▸ Objective
Type out the data exactly as given. Skip any image.

▸ Material

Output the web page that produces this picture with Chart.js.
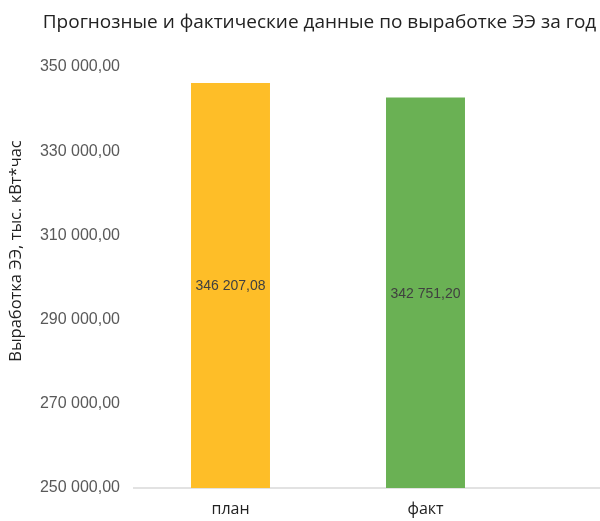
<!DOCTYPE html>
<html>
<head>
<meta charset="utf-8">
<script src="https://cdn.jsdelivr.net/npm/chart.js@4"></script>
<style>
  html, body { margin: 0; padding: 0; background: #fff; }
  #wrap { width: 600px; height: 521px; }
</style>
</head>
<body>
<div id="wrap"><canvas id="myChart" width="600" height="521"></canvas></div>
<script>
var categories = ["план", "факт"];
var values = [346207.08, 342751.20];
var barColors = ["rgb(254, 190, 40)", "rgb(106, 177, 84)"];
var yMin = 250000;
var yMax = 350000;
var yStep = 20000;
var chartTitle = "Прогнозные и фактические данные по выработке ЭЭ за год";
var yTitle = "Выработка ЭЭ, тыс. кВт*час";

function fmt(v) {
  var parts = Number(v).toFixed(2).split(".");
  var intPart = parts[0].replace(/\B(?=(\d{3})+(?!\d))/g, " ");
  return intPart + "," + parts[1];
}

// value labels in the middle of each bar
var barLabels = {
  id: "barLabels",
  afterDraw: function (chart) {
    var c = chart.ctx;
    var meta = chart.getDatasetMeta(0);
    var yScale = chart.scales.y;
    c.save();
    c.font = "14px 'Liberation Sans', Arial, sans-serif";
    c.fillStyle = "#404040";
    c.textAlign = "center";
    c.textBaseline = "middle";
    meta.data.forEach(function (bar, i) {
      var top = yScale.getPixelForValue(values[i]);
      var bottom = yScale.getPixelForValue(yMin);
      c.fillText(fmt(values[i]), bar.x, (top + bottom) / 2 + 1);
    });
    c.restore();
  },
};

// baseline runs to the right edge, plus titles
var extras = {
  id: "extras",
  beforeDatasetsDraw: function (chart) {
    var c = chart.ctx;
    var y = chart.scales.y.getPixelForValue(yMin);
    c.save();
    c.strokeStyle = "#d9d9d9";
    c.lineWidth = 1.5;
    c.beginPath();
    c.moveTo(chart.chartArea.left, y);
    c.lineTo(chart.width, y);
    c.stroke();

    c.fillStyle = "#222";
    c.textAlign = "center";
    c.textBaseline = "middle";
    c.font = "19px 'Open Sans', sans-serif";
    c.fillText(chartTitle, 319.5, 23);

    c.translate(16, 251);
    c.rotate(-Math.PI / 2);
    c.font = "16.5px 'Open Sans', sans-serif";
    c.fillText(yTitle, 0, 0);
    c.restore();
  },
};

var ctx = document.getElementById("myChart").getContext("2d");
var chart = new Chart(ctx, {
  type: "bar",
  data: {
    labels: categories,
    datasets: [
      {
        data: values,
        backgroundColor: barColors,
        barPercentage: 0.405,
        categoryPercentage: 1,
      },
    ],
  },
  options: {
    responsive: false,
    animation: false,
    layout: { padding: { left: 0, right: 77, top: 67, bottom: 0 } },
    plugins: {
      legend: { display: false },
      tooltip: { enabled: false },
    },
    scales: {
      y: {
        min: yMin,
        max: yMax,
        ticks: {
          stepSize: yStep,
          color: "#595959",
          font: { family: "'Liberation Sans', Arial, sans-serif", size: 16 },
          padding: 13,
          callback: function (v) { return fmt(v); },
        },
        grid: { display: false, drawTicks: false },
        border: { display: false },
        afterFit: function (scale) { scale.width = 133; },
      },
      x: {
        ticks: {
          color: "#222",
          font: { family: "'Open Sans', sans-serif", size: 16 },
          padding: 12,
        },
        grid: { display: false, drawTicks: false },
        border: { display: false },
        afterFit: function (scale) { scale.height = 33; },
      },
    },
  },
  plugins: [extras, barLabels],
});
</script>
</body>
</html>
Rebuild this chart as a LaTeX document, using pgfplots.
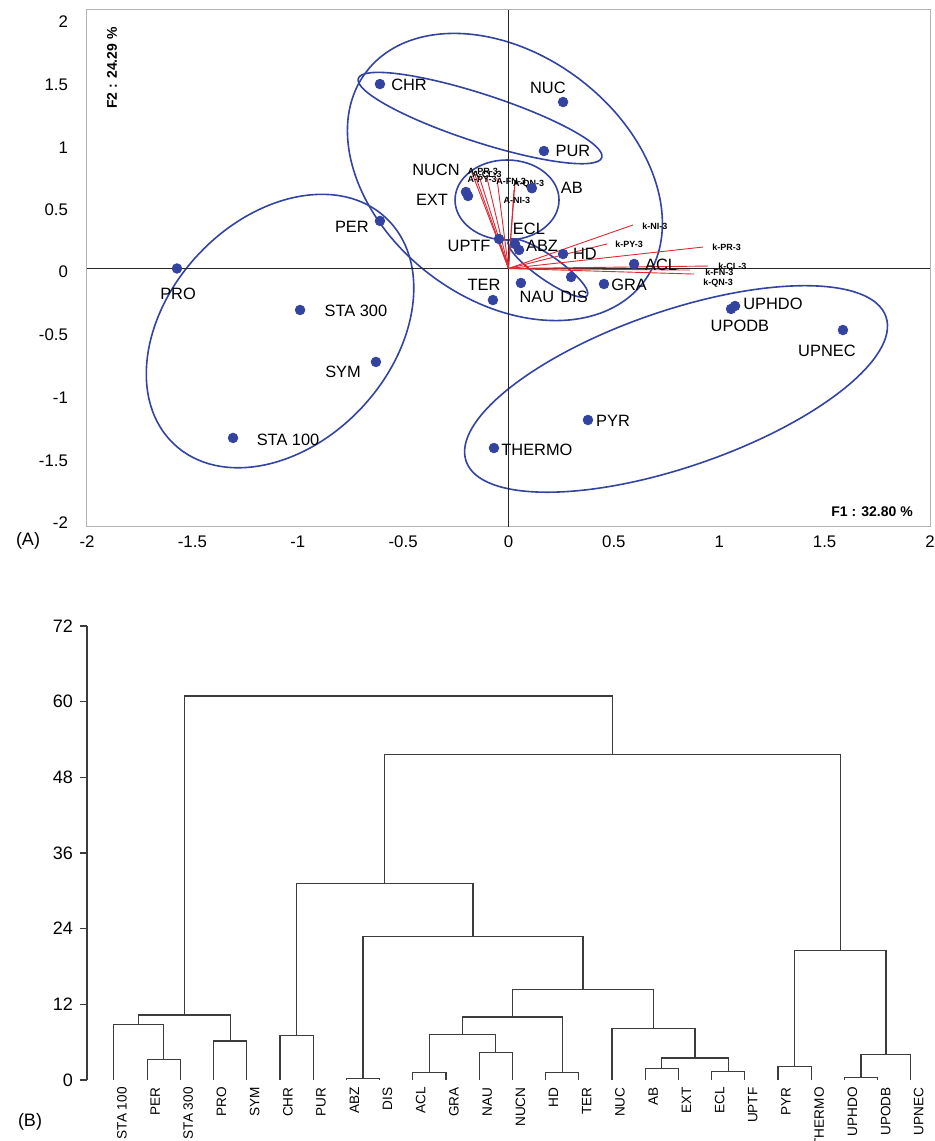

▸ Output below
Output the web page that produces this picture with Chart.js.
<!DOCTYPE html>
<html>
<head>
<meta charset="utf-8">
<script src="https://cdn.jsdelivr.net/npm/chart.js@4"></script>
<style>
  html, body { margin: 0; padding: 0; background: #fff; }
  #wrap { width: 600px; height: 521px; }
</style>
</head>
<body>
<div id="wrap"><canvas id="myChart" width="600" height="521"></canvas></div>
<script>
var categories = ["план", "факт"];
var values = [346207.08, 342751.20];
var barColors = ["rgb(254, 190, 40)", "rgb(106, 177, 84)"];
var yMin = 250000;
var yMax = 350000;
var yStep = 20000;
var chartTitle = "Прогнозные и фактические данные по выработке ЭЭ за год";
var yTitle = "Выработка ЭЭ, тыс. кВт*час";

function fmt(v) {
  var parts = Number(v).toFixed(2).split(".");
  var intPart = parts[0].replace(/\B(?=(\d{3})+(?!\d))/g, " ");
  return intPart + "," + parts[1];
}

// value labels in the middle of each bar
var barLabels = {
  id: "barLabels",
  afterDraw: function (chart) {
    var c = chart.ctx;
    var meta = chart.getDatasetMeta(0);
    var yScale = chart.scales.y;
    c.save();
    c.font = "14px 'Liberation Sans', Arial, sans-serif";
    c.fillStyle = "#404040";
    c.textAlign = "center";
    c.textBaseline = "middle";
    meta.data.forEach(function (bar, i) {
      var top = yScale.getPixelForValue(values[i]);
      var bottom = yScale.getPixelForValue(yMin);
      c.fillText(fmt(values[i]), bar.x, (top + bottom) / 2 + 1);
    });
    c.restore();
  },
};

// baseline runs to the right edge, plus titles
var extras = {
  id: "extras",
  beforeDatasetsDraw: function (chart) {
    var c = chart.ctx;
    var y = chart.scales.y.getPixelForValue(yMin);
    c.save();
    c.strokeStyle = "#d9d9d9";
    c.lineWidth = 1.5;
    c.beginPath();
    c.moveTo(chart.chartArea.left, y);
    c.lineTo(chart.width, y);
    c.stroke();

    c.fillStyle = "#222";
    c.textAlign = "center";
    c.textBaseline = "middle";
    c.font = "19px 'Open Sans', sans-serif";
    c.fillText(chartTitle, 319.5, 23);

    c.translate(16, 251);
    c.rotate(-Math.PI / 2);
    c.font = "16.5px 'Open Sans', sans-serif";
    c.fillText(yTitle, 0, 0);
    c.restore();
  },
};

var ctx = document.getElementById("myChart").getContext("2d");
var chart = new Chart(ctx, {
  type: "bar",
  data: {
    labels: categories,
    datasets: [
      {
        data: values,
        backgroundColor: barColors,
        barPercentage: 0.405,
        categoryPercentage: 1,
      },
    ],
  },
  options: {
    responsive: false,
    animation: false,
    layout: { padding: { left: 0, right: 77, top: 67, bottom: 0 } },
    plugins: {
      legend: { display: false },
      tooltip: { enabled: false },
    },
    scales: {
      y: {
        min: yMin,
        max: yMax,
        ticks: {
          stepSize: yStep,
          color: "#595959",
          font: { family: "'Liberation Sans', Arial, sans-serif", size: 16 },
          padding: 13,
          callback: function (v) { return fmt(v); },
        },
        grid: { display: false, drawTicks: false },
        border: { display: false },
        afterFit: function (scale) { scale.width = 133; },
      },
      x: {
        ticks: {
          color: "#222",
          font: { family: "'Open Sans', sans-serif", size: 16 },
          padding: 12,
        },
        grid: { display: false, drawTicks: false },
        border: { display: false },
        afterFit: function (scale) { scale.height = 33; },
      },
    },
  },
  plugins: [extras, barLabels],
});
</script>
</body>
</html>
Rebuild this chart as a LaTeX document, using pgfplots.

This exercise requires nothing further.